Déjà, il y a au moins deux enseignements qu’on peut tirer de ce débat, même
s’il n’est pas encore terminé. Le premier, c’est qu’il révèle à quel point le
reste du Canada reste présentement fermé aux aspirations du Québec. Pour ceux
qui se rappellent l’échec des Accords du Lac Meech, il n’y a rien là de
surprenant, mais quelques éternels optimistes pouvaient peut-être encore croire
que les résultats du référendum de 1995 auraient pu provoquer une quelconque
ouverture. N’y avait-il pas eu le grand « love-in » de la veille du référendum ?
En réalité, tous les commentateurs sont unanimes à dire que la situation
constitutionnelle est plus bloquée que jamais et que le reste du Canada éprouve
à cet égard le même ras-le-bol que Jean Chrétien, ce qui n’est pas peu dire.

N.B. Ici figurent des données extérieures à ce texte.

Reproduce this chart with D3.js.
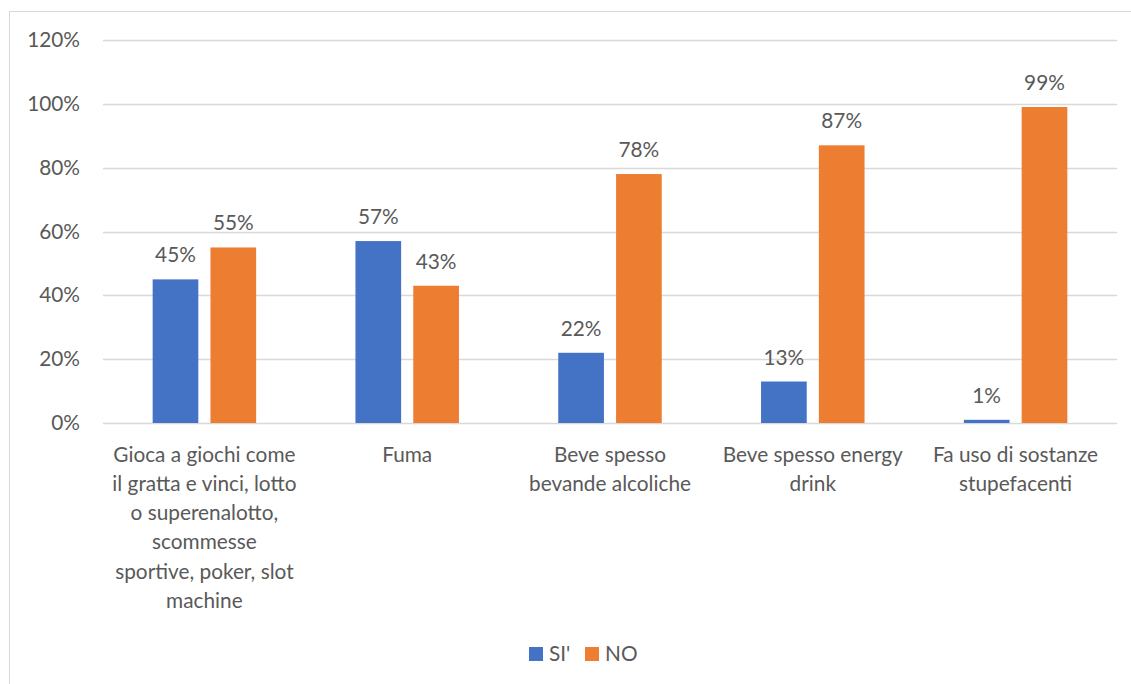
<!DOCTYPE html>
<html>
<head>
<meta charset="utf-8">
<script src="https://cdn.jsdelivr.net/npm/d3@7"></script>
<style>
  html, body { margin: 0; padding: 0; background: #fff; }
  svg { display: block; }
  text { font-family: Lato, "Open Sans", sans-serif; fill: #595959; }
</style>
</head>
<body>
<svg id="chart" width="1131" height="684"></svg>
<script>
// Categories and series
const categories = [
  ["Gioca a giochi come", "il gratta e vinci, lotto", "o superenalotto,", "scommesse", "sportive, poker, slot", "machine"],
  ["Fuma"],
  ["Beve spesso", "bevande alcoliche"],
  ["Beve spesso energy", "drink"],
  ["Fa uso di sostanze", "stupefacenti"]
];
const seriesNames = ["SI'", "NO"];
const siValues = [45, 57, 22, 13, 1];
const noValues = [55, 43, 78, 87, 99];
const yTicks = [0, 20, 40, 60, 80, 100, 120];
const colors = ["#4472C4", "#ED7D31"];

const svg = d3.select("#chart");
const W = 1131, H = 684;
const FS = 20.8;

// outer chart frame
svg.append("rect")
  .attr("x", 9.5).attr("y", 11.5)
  .attr("width", W + 20).attr("height", H + 20)
  .attr("fill", "none").attr("stroke", "#d9d9d9").attr("stroke-width", 1);

const plot = { left: 103, right: 1117, top: 40, bottom: 423 };

const x = d3.scaleBand()
  .domain(d3.range(categories.length))
  .range([plot.left, plot.right])
  .paddingInner(0).paddingOuter(0);

const inner = d3.scaleBand()
  .domain(seriesNames)
  .range([0, 103.5])
  .paddingInner(0.21);

const y = d3.scaleLinear().domain([0, 120]).range([plot.bottom, plot.top]);

// gridlines
svg.append("g")
  .selectAll("line")
  .data(yTicks)
  .join("line")
  .attr("x1", plot.left).attr("x2", plot.right)
  .attr("y1", d => Math.round(y(d)) + 0.5).attr("y2", d => Math.round(y(d)) + 0.5)
  .attr("stroke", "#d9d9d9").attr("stroke-width", 1.3);

// y axis labels
const yAxis = d3.axisLeft(y).tickValues(yTicks).tickFormat(d => d + "%").tickSize(0).tickPadding(0);
const yg = svg.append("g").attr("transform", `translate(80,0)`).call(yAxis);
yg.select(".domain").remove();
yg.selectAll("text")
  .attr("font-size", FS)
  .attr("font-family", "Lato, 'Open Sans', sans-serif")
  .attr("fill", "#595959");

// bars
const series = [siValues, noValues];
const groups = svg.append("g");
series.forEach((vals, si) => {
  const offset = (x.bandwidth() - 103.5) / 2;
  const g = groups.append("g");
  g.selectAll("rect")
    .data(vals)
    .join("rect")
    .attr("x", (d, i) => x(i) + offset + inner(seriesNames[si]))
    .attr("y", d => y(d))
    .attr("width", inner.bandwidth())
    .attr("height", d => y(0) - y(d))
    .attr("fill", colors[si]);
  g.selectAll("text")
    .data(vals)
    .join("text")
    .attr("x", (d, i) => x(i) + offset + inner(seriesNames[si]) + inner.bandwidth() / 2)
    .attr("y", d => y(d) - 17)
    .attr("text-anchor", "middle")
    .attr("font-size", FS)
    .text(d => d + "%");
});

// category labels
const xg = svg.append("g");
categories.forEach((lines, i) => {
  const t = xg.append("text")
    .attr("x", x(i) + x.bandwidth() / 2)
    .attr("y", 461.5)
    .attr("text-anchor", "middle")
    .attr("font-size", FS);
  lines.forEach((ln, k) => {
    t.append("tspan")
      .attr("x", x(i) + x.bandwidth() / 2)
      .attr("dy", k === 0 ? 0 : 29.3)
      .text(ln);
  });
});

// legend
const legend = svg.append("g").attr("transform", "translate(529,647)");
const legItems = [{ name: "SI'", x: 0 }, { name: "NO", x: 56 }];
legItems.forEach((it, i) => {
  legend.append("rect")
    .attr("x", it.x).attr("y", 0)
    .attr("width", 14).attr("height", 14)
    .attr("fill", colors[i]);
  legend.append("text")
    .attr("x", it.x + 20).attr("y", 14)
    .attr("font-size", FS)
    .text(it.name);
});
</script>
</body>
</html>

Le deuxième enseignement, c’est que la question du Québec, loin de
s’estomper, comme plusieurs l’auraient souhaité, reste au centre même de la vie
publique canadienne. Non seulement, on ne peut pas éviter d’y faire face, mais
il devient de plus en plus évident qu’il ne pourra y avoir, si on veut la
résoudre, que deux solutions possibles : soit une réforme en profondeur de la
constitution canadienne pour répondre aux aspirations du Québec, soit la
souveraineté québécoise telle que préconisée depuis quarante ans par le Parti
Québécois. Car, si on veut pouvoir aller de l’avant, il faudra bien reconnaître
un jour que la Terre est ronde et qu’elle tourne autour du Soleil.

Comme c’est embêtant ! Il serait tellement plus simple de continuer de croire
que la Terre est plate. Pourquoi s’embarrasser de la réalité ?

Texte paru dans Le Devoir du 1er novembre 2006.